I work hard to know and to see each of my students. It’s demanding and there are always a few who slip through because they seek anonymity, I just miss them due to lack of time or personal oversight or some combination of both. My sense is that more are slipping through – in part because there are more of them. I hope that someone else is catching those who slip through my net, that someone else is seeing, encouraging and challenging the kids I’m missing. But my colleagues too have many more than the 80 students Ouchi identifies as the research-based cut-off for effective teaching.

This isn’t directly about class size or even teaching quality. It’s about relationships and their importance to the very possibility of education. We need to see this clearly at every level.

Saturday, September 05, 2009

Think you can't trust the President?? At least trust the kids!

Cross-posted from Social Issues (the John Dewey Society Blog)  http://deweycsi.blogspot.com

I was greeted early yesterday morning by a local newspaper article noting that some folks (specifically, "conservatives,"  but it's hard to know who that refers to) are angry that President Obama plans to give a speech at a public school urging young people to stay in school and take advantage of the education being offered them. Throughout the day yesterday -- and this morning -- I encountered this "developing story" ... on CNN, in The New York Times, and elsewhere.  

What are we to make of this?

The Obama folks clearly made one mistake in the run-up to the event.   They posted lesson plans that teachers could use in preparation for and after listening to the President's speech (offered live in one school but available for broadcast in any school).   One part of that included a question to be posed to the students:  "What can you do to help the President?"    In context, the question was clearly about supporting the good of the nation, but I can (if I really stretch Peter Elbow's "methodological belief") see why those who do not agree with the "President's ideology" would be concerned.  And it seems the President's folks were listening and focused on making this a non-partisan event. That question in the lesson plan was changed to ask how a student could achieve his or her educational goals.

I am struck by the concern with the "President's ideology," because the complaint incorporates the assumption that ONLY the President has an ideology, that the one complaining is speaking the non-biased truth.   Of course, the President has views on how to deal with the issues of our time, as do we all.    And we don't all agree with each other.   But it seems we have lost even the notion that we share one common goal:  a desire to educate children to be good Americans (even when we are not in agreement about what that means.)  Each of us -- especially the duly elected President of the country -- deserves that benefit of the doubt no matter how hard we fight in the arena of ideas and policies.

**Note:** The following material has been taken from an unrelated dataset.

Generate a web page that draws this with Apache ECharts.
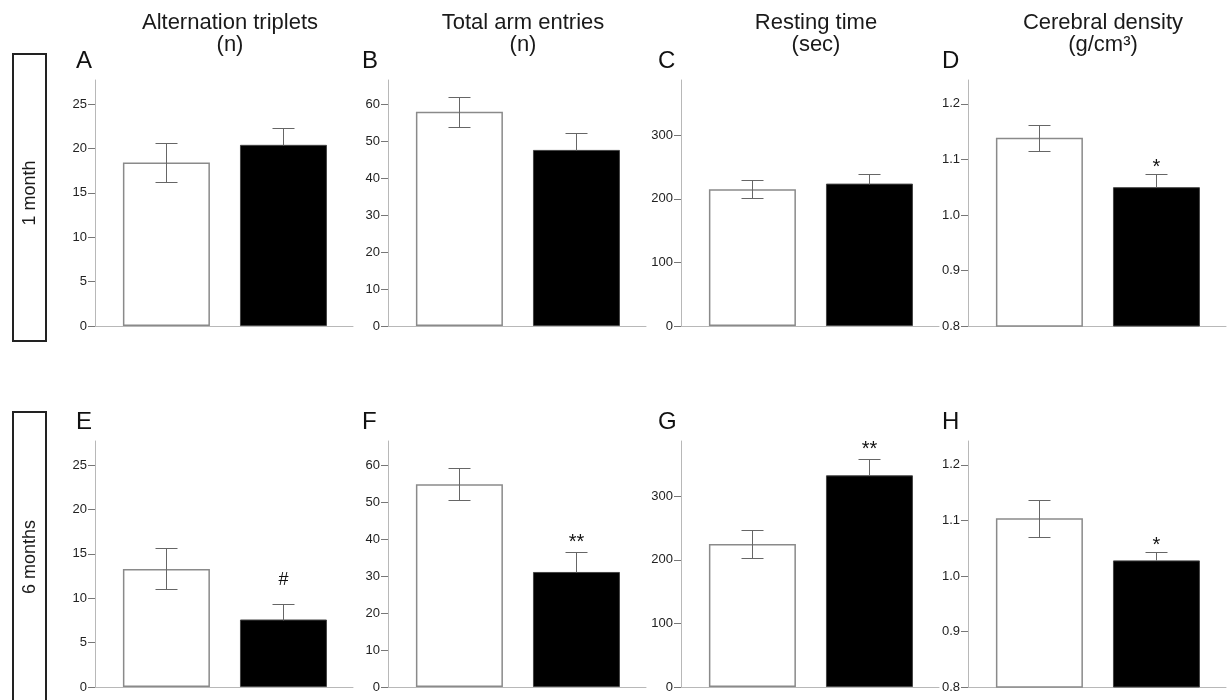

We have apparently moved into an era when even the clear election winner, a father of two young daughters, will not be trusted to speak to school children.  Have we so little confidence in our children's ability to listen critically and form and frame their own minds that we fear the influence of Barack Obama?   If that's so, then I fear no education is possible, certainly not the real education that requires openness to people who don't look and think like we do.  

Children who would become democratic citizens need to experience the play of democratic functioning.  I remember well my 6th grade Catholic school playground days during the Nixon/Kennedy elections.   My teachers and most of my classmates were Kennedy supporters (the result of religioius "ideology"? )   My parents -- and I -- were Nixon supporters (the result of my business executive father's socio-economic status?)  I and the few other Nixon supports held our ground when everybody else challenged us;   for the most part, we enjoyed it.  Whether or not we can trust our President in this case (and I obviously think we can),  I am quite certain we can trust our children.   Bring the President into every classroom;  it will do us good.